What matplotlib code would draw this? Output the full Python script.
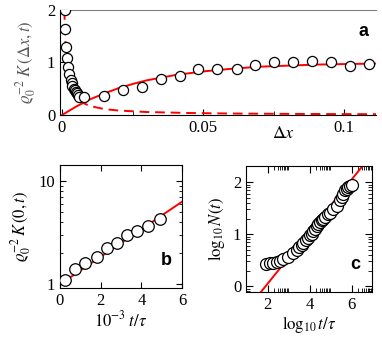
import matplotlib
matplotlib.use("Agg")
import matplotlib.pyplot as plt
import numpy as np

plt.rcParams['font.family'] = ['Liberation Serif', 'DejaVu Serif']
plt.rcParams['mathtext.fontset'] = 'stix'
plt.rcParams['font.size'] = 12

# panel a: correlation vs separation
a_dx = [0.0011, 0.0012, 0.0016, 0.0019, 0.0023, 0.0026, 0.0031, 0.0034, 0.0037,
        0.0041, 0.0045, 0.0049, 0.0053, 0.0057, 0.0062, 0.0079,
        0.0149, 0.0215, 0.0283, 0.035, 0.0418, 0.0483, 0.0551, 0.062, 0.0684,
        0.0752, 0.082, 0.0885, 0.0953, 0.1021, 0.1089]
a_K = [2.0, 1.63, 1.30, 1.08, 0.92, 0.79, 0.67, 0.60, 0.55,
       0.50, 0.47, 0.44, 0.41, 0.38, 0.35, 0.34,
       0.37, 0.48, 0.53, 0.68, 0.74, 0.88, 0.88, 0.87, 0.95,
       1.0, 1.0, 1.03, 1.0, 0.94, 0.98]
a_fit_x = [0, 0.005, 0.01, 0.015, 0.02, 0.025, 0.03, 0.035, 0.04, 0.05, 0.06,
           0.07, 0.08, 0.09, 0.1, 0.112]
a_fit_y = [0, 0.16, 0.30, 0.41, 0.51, 0.59, 0.66, 0.71, 0.76, 0.83, 0.88,
           0.92, 0.94, 0.96, 0.97, 0.98]
a_dash_x = [0.00085, 0.001, 0.0012, 0.0015, 0.002, 0.003, 0.004, 0.005, 0.007,
            0.01, 0.015, 0.02, 0.03, 0.045, 0.06, 0.08, 0.1, 0.112]
a_dash_y = [2.0, 1.7, 1.42, 1.13, 0.85, 0.57, 0.43, 0.34, 0.24,
            0.17, 0.113, 0.085, 0.057, 0.038, 0.028, 0.021, 0.017, 0.015]

# panel b: K(0,t) vs time
b_t = [0.25, 0.75, 1.25, 1.8, 2.3, 2.8, 3.3, 3.8, 4.35, 4.9]
b_K = [1.11, 1.40, 1.61, 1.82, 2.25, 2.52, 2.97, 3.25, 3.66, 4.25]
b_fit_t = [0, 6]
b_fit_K = [1.0, 6.3]

# panel c: log N vs log t
c_logt = [1.93, 2.11, 2.27, 2.43, 2.59, 2.74, 2.98, 3.22, 3.38, 3.5, 3.62, 3.7,
          3.82, 3.93, 4.02, 4.1, 4.17, 4.25, 4.33, 4.41, 4.49, 4.57, 4.65, 4.75,
          4.89, 4.98, 5.12, 5.29, 5.44, 5.52, 5.6, 5.68, 5.76, 5.85, 5.92, 6.0]
c_logN = [0.42, 0.45, 0.45, 0.47, 0.49, 0.52, 0.56, 0.63, 0.69, 0.75, 0.80, 0.84,
          0.89, 0.92, 0.98, 1.01, 1.07, 1.10, 1.15, 1.2, 1.23, 1.27, 1.30, 1.34,
          1.39, 1.41, 1.49, 1.55, 1.65, 1.71, 1.78, 1.84, 1.87, 1.9, 1.93, 1.95]
c_fit_x = [1.5, 7.0]
c_fit_y = [-0.2, 2.55]

W, H = 382, 344
fig = plt.figure(figsize=(W / 100, H / 100), dpi=100)

def box(l, t, r, b):
    return [l / W, 1 - b / H, (r - l) / W, (b - t) / H]

circ = dict(ls='none', marker='o', mfc='white', mec='black', mew=0.9, zorder=3)

# ---- a ----
ax = fig.add_axes(box(60, 10, 376, 115))
ax.plot(a_fit_x, a_fit_y, color='red', lw=1.4, zorder=2)
ax.plot(a_dash_x, a_dash_y, color='red', lw=1.4, ls=(0, (5, 3)), zorder=2)
ax.plot(a_dx, a_K, ms=7.3, **circ)
ax.set_xticks([0, 0.05, 0.1])
ax.set_xticklabels(['0', '0.05', '0.1'])
ax.set_xticks([0.025, 0.075], minor=True)
ax.set_yticks([0, 1, 2])
ax.set_xlim(-0.0007, 0.1113)
ax.set_ylim(0, 2)
ax.tick_params(direction='in', length=4, width=0.8, top=False, right=False)
ax.tick_params(which='minor', direction='in', length=3, top=False)
ax.spines['right'].set_visible(False)
ax.spines['top'].set_color('0.5')
ax.set_ylabel(r'$\varrho_0^{-2}\;K\,(\Delta x,t)$', color='0.35', labelpad=6)
ax.text((284 - 60) / 316, -0.18, r'$\Delta x$', transform=ax.transAxes,
        ha='center', va='center', fontsize=13)
ax.text(0.96, 0.8, 'a', transform=ax.transAxes, ha='center', va='center',
        fontsize=13, fontweight='bold', family='Liberation Sans')

# ---- b ----
bx = fig.add_axes(box(60, 165, 182, 288))
bx.plot(b_fit_t, b_fit_K, color='red', lw=1.4, zorder=2)
bx.plot(b_t, b_K, ms=8.3, **circ)
bx.set_yscale('log')
bx.set_xticks([0, 2, 4, 6])
bx.set_yticks([1, 10])
bx.set_yticklabels(['1', '10'])
bx.set_xlim(0, 6)
bx.set_ylim(0.92, 14.3)
bx.tick_params(direction='in', length=4, width=0.8, top=True, right=True)
bx.tick_params(which='minor', direction='in', length=2.5, right=True)
bx.set_ylabel(r'$\varrho_0^{-2}\,K\,(0,t)$', labelpad=4)
bx.set_xlabel(r'$10^{-3}\;t/\tau$', labelpad=1)
bx.text(0.87, 0.22, 'b', transform=bx.transAxes, ha='center', va='center',
        fontsize=13, fontweight='bold', family='Liberation Sans')

# ---- c ----
cx = fig.add_axes(box(246, 166, 372, 292))
cx.plot(c_fit_x, c_fit_y, color='red', lw=1.4, zorder=2)
cx.plot(c_logt, c_logN, ms=8.6, **circ)
cx.set_xticks([2, 4, 6])
cx.set_yticks([0, 1, 2])
k_log = np.log10(np.arange(2, 10))
cx.set_xticks([m + k for m in [0, 2, 4, 6] for k in k_log], minor=True)
cx.set_yticks([m + k for m in [-1, 0, 1, 2] for k in k_log], minor=True)
cx.set_xlim(0.97, 6.97)
cx.set_ylim(-0.11, 2.31)
cx.tick_params(direction='in', length=5, width=0.8, top=True, right=True)
cx.tick_params(which='minor', direction='in', length=3, width=0.6,
               top=True, right=True)
cx.set_ylabel(r'$\log_{10}N(t)$', labelpad=4)
cx.set_xlabel(r'$\log_{10}t/\tau$', labelpad=1)
cx.text(0.87, 0.22, 'c', transform=cx.transAxes, ha='center', va='center',
        fontsize=13, fontweight='bold', family='Liberation Sans')

fig.savefig('out.png', dpi=100)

____________________

▶ EXERCISE AIM
Skip the pictures and restate exactly the lines from the beginning of the listing to the line with "plt.rcParams['font.size'] = 12", that line included.

▶ FINAL ANSWER
What matplotlib code would draw this? Output the full Python script.
import matplotlib
matplotlib.use("Agg")
import matplotlib.pyplot as plt
import numpy as np

plt.rcParams['font.family'] = ['Liberation Serif', 'DejaVu Serif']
plt.rcParams['mathtext.fontset'] = 'stix'
plt.rcParams['font.size'] = 12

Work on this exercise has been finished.